Factor VIII Point Mutations with Higher Risk for Inhibitor Development in Mild/Moderate Hemophilia A: A Rapid, Specific Test Panel.

Abstract 2264

The conversion of mild or moderate Factor VIII-deficient patients into those with a severe bleeding disorder can be an alarming consequence of inhibitor development, which is not typically anticipated in these patients. Cross-reactivity of the inhibitor antibodies with the patient's own circulating FVIII can reduce their baseline FVIII activity from that of 5–10% to 0–1%, with severe bleeding diathesis. Immune tolerance can be effective, as with more severely deficient cases. But patients must undergo daily desensitization and use costly bypassing agents. While cross-reactivity of the inhibitor antibodies with the patient's circulating FVIII remains poorly understood, there is growing evidence that mild/moderate hemophilia A patients with specific FVIII point mutations are at greater risk than others for developing this life-threatening complication. Current hypotheses suggest that certain mutations result in greater conformational changes in the patient's circulating FVIII, so that the infused FVIII becomes immunogenic.

Based on review of previously published reports and the Haemophilia A Mutation, Structure, Test, and Resource Site (HAMSTeRS) database, we have selected nine point mutations, associated with multiple cases of mild/moderate hemophilia A, where at least 10% of those patients reported have developed inhibitors. Six of the nine are in the FVIII C-domain (Arg2150His, Trp2229Cys, Tyr2105Cys, Asn2286Lys, Pro2300Leu, and Arg2307Gln) and the other three are in the A-domain (Arg593Cys, Arg1997Trp, and Glu1999Gly).

As an alternative to complete DNA sequencing or heteroduplex analysis, we have developed a more straightforward panel to rapidly test for these point mutations directly.

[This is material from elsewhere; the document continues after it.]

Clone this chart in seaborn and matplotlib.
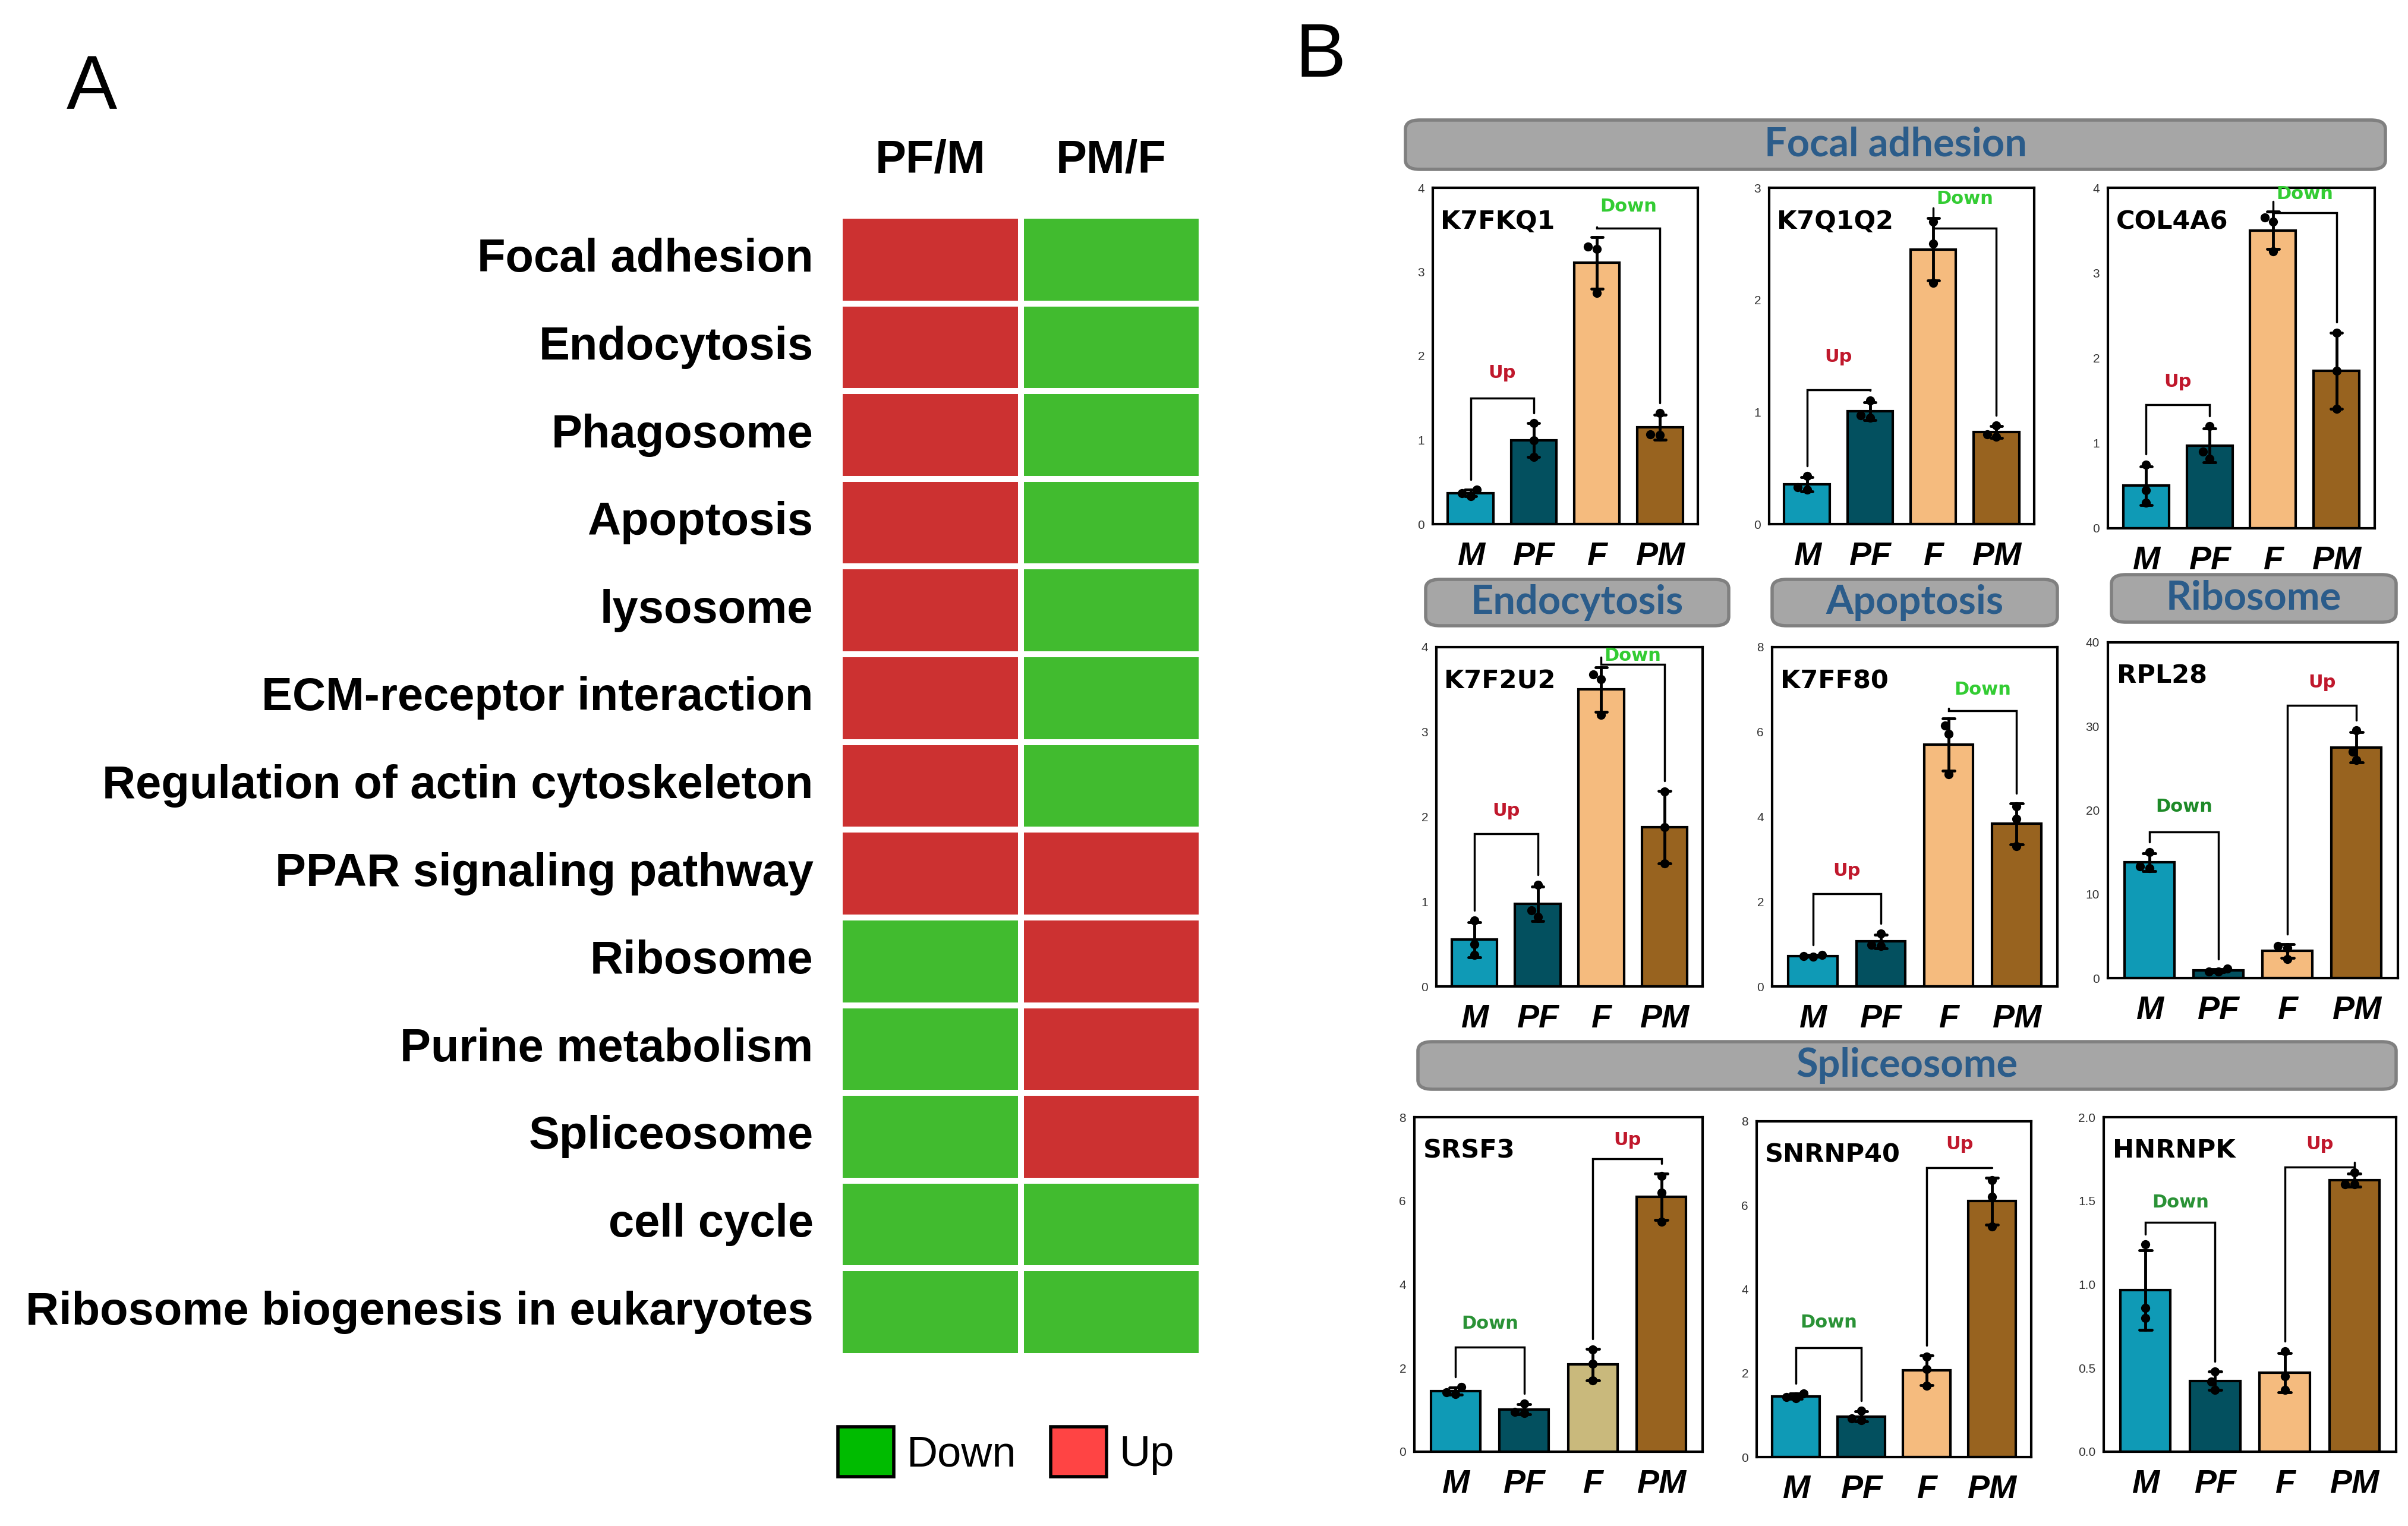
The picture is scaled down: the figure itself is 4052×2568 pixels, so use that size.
import numpy as np
import pandas as pd
import matplotlib
matplotlib.use('Agg')
import matplotlib.pyplot as plt
import seaborn as sns
from matplotlib.colors import ListedColormap
from matplotlib.patches import FancyBboxPatch, Patch

sns.set_style('white')
plt.rcParams['font.family'] = ['Liberation Sans', 'DejaVu Sans']
plt.rcParams['text.color'] = 'black'
plt.rcParams['xtick.color'] = 'black'
plt.rcParams['ytick.color'] = 'black'

W, H = 4052, 2568

# ---- panel A data: 1 = up, 0 = down
pathways = ['Focal adhesion', 'Endocytosis', 'Phagosome', 'Apoptosis', 'lysosome',
            'ECM-receptor interaction', 'Regulation of actin cytoskeleton',
            'PPAR signaling pathway', 'Ribosome', 'Purine metabolism', 'Spliceosome',
            'cell cycle', 'Ribosome biogenesis in eukaryotes']
pf_m = [1, 1, 1, 1, 1, 1, 1, 1, 0, 0, 0, 0, 0]
pm_f = [0, 0, 0, 0, 0, 0, 0, 1, 1, 1, 1, 0, 0]
comparisons = ['PF/M', 'PM/F']

# ---- panel B data: replicate values per group (M, PF, F, PM)
groups = ['M', 'PF', 'F', 'PM']
k7fkq1 = [[0.33, 0.37, 0.41], [0.80, 1.00, 1.20], [2.75, 3.27, 3.30], [1.32, 1.07, 1.06]]
k7q1q2 = [[0.43, 0.33, 0.31], [1.10, 0.97, 0.95], [2.70, 2.50, 2.15], [0.88, 0.80, 0.78]]
col4a6 = [[0.75, 0.45, 0.30], [1.20, 0.90, 0.82], [3.65, 3.60, 3.25], [2.30, 1.85, 1.40]]
k7f2u2 = [[0.78, 0.50, 0.37], [1.20, 0.90, 0.82], [3.68, 3.62, 3.20], [2.30, 1.88, 1.45]]
k7ff80 = [[0.74, 0.72, 0.70], [1.25, 0.98, 0.95], [6.15, 5.95, 5.00], [4.25, 3.95, 3.30]]
rpl28 = [[15.0, 13.3, 13.1], [1.1, 0.8, 0.8], [3.8, 3.6, 2.3], [29.5, 27.0, 26.0]]
srsf3 = [[1.55, 1.42, 1.38], [1.15, 0.95, 0.93], [2.45, 2.10, 1.70], [6.60, 6.20, 5.50]]
snrnp40 = [[1.52, 1.43, 1.40], [1.10, 0.92, 0.88], [2.40, 2.10, 1.70], [6.60, 6.20, 5.50]]
hnrnpk = [[1.24, 0.86, 0.80], [0.48, 0.42, 0.37], [0.60, 0.45, 0.37], [1.67, 1.60, 1.60]]

# y axis limits / tick steps
ymax = [4, 3, 4, 4, 8, 40, 8, 8, 2.0]
ystep = [1, 1, 1, 1, 2, 10, 2, 2, 0.5]

# brackets: (group1, group2, bracket y, text y, label)
k7fkq1_br = [('M', 'PF', 1.50, 1.80, 'Up'), ('F', 'PM', 3.52, 3.78, 'Down')]
k7q1q2_br = [('M', 'PF', 1.20, 1.49, 'Up'), ('F', 'PM', 2.64, 2.90, 'Down')]
col4a6_br = [('M', 'PF', 1.45, 1.72, 'Up'), ('F', 'PM', 3.71, 3.93, 'Down')]
k7f2u2_br = [('M', 'PF', 1.80, 2.07, 'Up'), ('F', 'PM', 3.80, 3.90, 'Down')]
k7ff80_br = [('M', 'PF', 2.18, 2.73, 'Up'), ('F', 'PM', 6.50, 7.00, 'Down')]
rpl28_br = [('M', 'PF', 17.4, 20.4, 'Down'), ('F', 'PM', 32.5, 35.2, 'Up')]
srsf3_br = [('M', 'PF', 2.50, 3.06, 'Down'), ('F', 'PM', 7.00, 7.45, 'Up')]
snrnp40_br = [('M', 'PF', 2.60, 3.20, 'Down'), ('F', 'PM', 6.90, 7.45, 'Up')]
hnrnpk_br = [('M', 'PF', 1.37, 1.49, 'Down'), ('F', 'PM', 1.70, 1.84, 'Up')]

bar_colors = ['#0f9ab6', '#03505f', '#f5bb7e', '#98631f']
up_color = '#c0182c'
down_bright = '#33cc33'
down_dark = '#2a9236'

# ---- figure
fig = plt.figure(figsize=(W / 100, H / 100), dpi=100)


def rect(l, t, r, b):
    return [l / W, 1 - b / H, (r - l) / W, (b - t) / H]


# ================= panel A =================
hm = pd.DataFrame({'PF/M': pf_m, 'PM/F': pm_f}, index=pathways)[comparisons]
axA = fig.add_axes(rect(1413, 363, 2022, 2282))
sns.heatmap(hm, ax=axA, cmap=ListedColormap(['#41bb2f', '#cc3131']), vmin=0, vmax=1,
            cbar=False, linewidths=6, linecolor='white')
axA.xaxis.tick_top()
axA.set_xticklabels(comparisons, rotation=0, fontsize=56, fontweight='bold')
axA.set_yticklabels(pathways, rotation=0, fontsize=56, fontweight='bold')
axA.tick_params(axis='x', length=0, pad=40)
axA.tick_params(axis='y', length=0, pad=32)
axA.set_xlabel('')
axA.set_ylabel('')

handles = [Patch(facecolor='#00bb00', edgecolor='black', linewidth=4),
           Patch(facecolor='#ff4444', edgecolor='black', linewidth=4)]
fig.legend(handles, ['Down', 'Up'], loc='center left',
           bbox_to_anchor=(1410 / W, 1 - 2443 / H), ncol=2, frameon=False,
           fontsize=52, handlelength=1.3, handleheight=1.4, handletextpad=0.3,
           columnspacing=0.8, borderpad=0, borderaxespad=0)

fig.text(112 / W, 1 - 150 / H, 'A', fontsize=92, ha='left', va='center')
fig.text(2180 / W, 1 - 96 / H, 'B', fontsize=92, ha='left', va='center')

# ================= panel B =================
banners = [('Focal adhesion', (2365, 202, 4014, 285)),
           ('Endocytosis', (2399, 975, 2909, 1053)),
           ('Apoptosis', (2982, 975, 3462, 1053)),
           ('Ribosome', (3553, 967, 4032, 1047)),
           ('Spliceosome', (2386, 1753, 4032, 1833))]
for name, (l, t, r, b) in banners:
    x0, y0, w, h = rect(l, t, r, b)
    fig.add_artist(FancyBboxPatch((x0, y0), w, h, transform=fig.transFigure,
                                  boxstyle='round,pad=0,rounding_size=0.006',
                                  facecolor='#a6a6a6', edgecolor='#808080', linewidth=4))
    fig.text(x0 + w / 2, y0 + h / 2, name, ha='center', va='center', fontsize=48,
             fontweight='bold', color='#2b5c8a', family=['Lato', 'DejaVu Sans'])

panels = [
    ('K7FKQ1', k7fkq1, k7fkq1_br, (2411, 316, 2857, 882), down_bright, None),
    ('K7Q1Q2', k7q1q2, k7q1q2_br, (2977, 316, 3423, 882), down_bright, None),
    ('COL4A6', col4a6, col4a6_br, (3547, 316, 3996, 889), down_bright, None),
    ('K7F2U2', k7f2u2, k7f2u2_br, (2417, 1089, 2865, 1660), down_bright, None),
    ('K7FF80', k7ff80, k7ff80_br, (2982, 1089, 3462, 1660), down_bright, None),
    ('RPL28', rpl28, rpl28_br, (3547, 1081, 4035, 1646), '#1e8a28', None),
    ('SRSF3', srsf3, srsf3_br, (2380, 1880, 2865, 2443), down_dark, '#c9b97c'),
    ('SNRNP40', snrnp40, snrnp40_br, (2956, 1887, 3418, 2452), down_dark, None),
    ('HNRNPK', hnrnpk, hnrnpk_br, (3540, 1880, 4032, 2443), down_dark, None),
]

for i, (gene, vals, brs, box, dcol, fcol) in enumerate(panels):
    ax = fig.add_axes(rect(*box))
    df = pd.DataFrame({'group': np.repeat(groups, 3), 'value': np.concatenate(vals)})
    pal = dict(zip(groups, bar_colors))
    if fcol:
        pal['F'] = fcol
    sns.barplot(data=df, x='group', y='value', hue='group', order=groups, palette=pal,
                saturation=1, errorbar='sd', capsize=0.18, width=0.72, edgecolor='black',
                linewidth=3, err_kws={'color': 'black', 'linewidth': 3.5}, legend=False, ax=ax)
    sns.swarmplot(data=df, x='group', y='value', order=groups, color='black', size=11, ax=ax)

    ym = ymax[i]
    ax.set_ylim(0, ym)
    ax.set_xlim(-0.6, 3.6)
    ticks = np.arange(0, ym + ystep[i] / 2, ystep[i])
    ax.set_yticks(ticks)
    if ystep[i] < 1:
        ax.set_yticklabels([f'{t:.1f}' for t in ticks])
    else:
        ax.set_yticklabels([f'{int(t)}' for t in ticks])
    ax.set_xticks(range(4))
    ax.set_xticklabels(groups, fontsize=40, fontweight='bold', fontstyle='italic')
    ax.tick_params(axis='y', direction='inout', length=16, width=3, labelsize=15,
                   labelcolor='#333333', pad=2)
    ax.tick_params(axis='x', direction='out', length=17, width=3, pad=4)
    ax.set_xlabel('')
    ax.set_ylabel('')
    for sp in ax.spines.values():
        sp.set_visible(True)
        sp.set_color('black')
        sp.set_linewidth(3)

    ax.text(0.03, 0.9, gene, transform=ax.transAxes, fontsize=31, fontweight='bold',
            ha='left', va='center', family=['DejaVu Sans'])

    for g1, g2, yb, yt, lab in brs:
        x1, x2 = groups.index(g1), groups.index(g2)
        v1, v2 = np.array(vals[x1]), np.array(vals[x2])
        b1 = max(v1.max(), v1.mean() + v1.std(ddof=1)) + 0.03 * ym
        b2 = max(v2.max(), v2.mean() + v2.std(ddof=1)) + 0.03 * ym
        ax.plot([x1, x1, x2, x2], [b1, yb, yb, b2], color='black', lw=2.5,
                solid_joinstyle='miter', clip_on=False)
        ax.text((x1 + x2) / 2, yt, lab, ha='center', va='center', fontsize=22,
                fontweight='bold', color=up_color if lab == 'Up' else dcol,
                family=['DejaVu Sans'], clip_on=False)

fig.savefig('out.png', dpi=100, facecolor='white')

Specific restriction endonucleases (New England BioLabs) were identified with overlapping recognition sites for each of the nine point mutations. For seven of the mutations, the restriction site is lost if a mutation occurs. For the other two, the restriction site is gained when the mutation is present. We evaluated this panel by digesting PCR amplicons from synthetic, control DNA templates (IDT), representing the wild-type and mutated FVIII exons encompassing each of the nine mutations. Differences between the resulting restriction enzyme digestion patterns were successfully detected with a BioAnalyzer DNA 1000 Kit (Agilent). A pilot study has further tested genomic DNA from eleven pediatric hemophilia A patients, all of whom were negative for each of the nine mutations. The results from testing of a larger bank of pediatric hemophilia A genomic DNA will also be presented.

A more rapid, specific molecular screen that could be performed at the initial diagnosis of mild/moderate FVIII deficiency would allow providers to more readily identify those patients at risk for developing a FVIII inhibitor. This form of “personalized medicine” could help to prevent the potentially tragic outcome of inhibitor development, which can last from months to many years, in those patients that unexpectedly convert into a severe bleeding phenotype.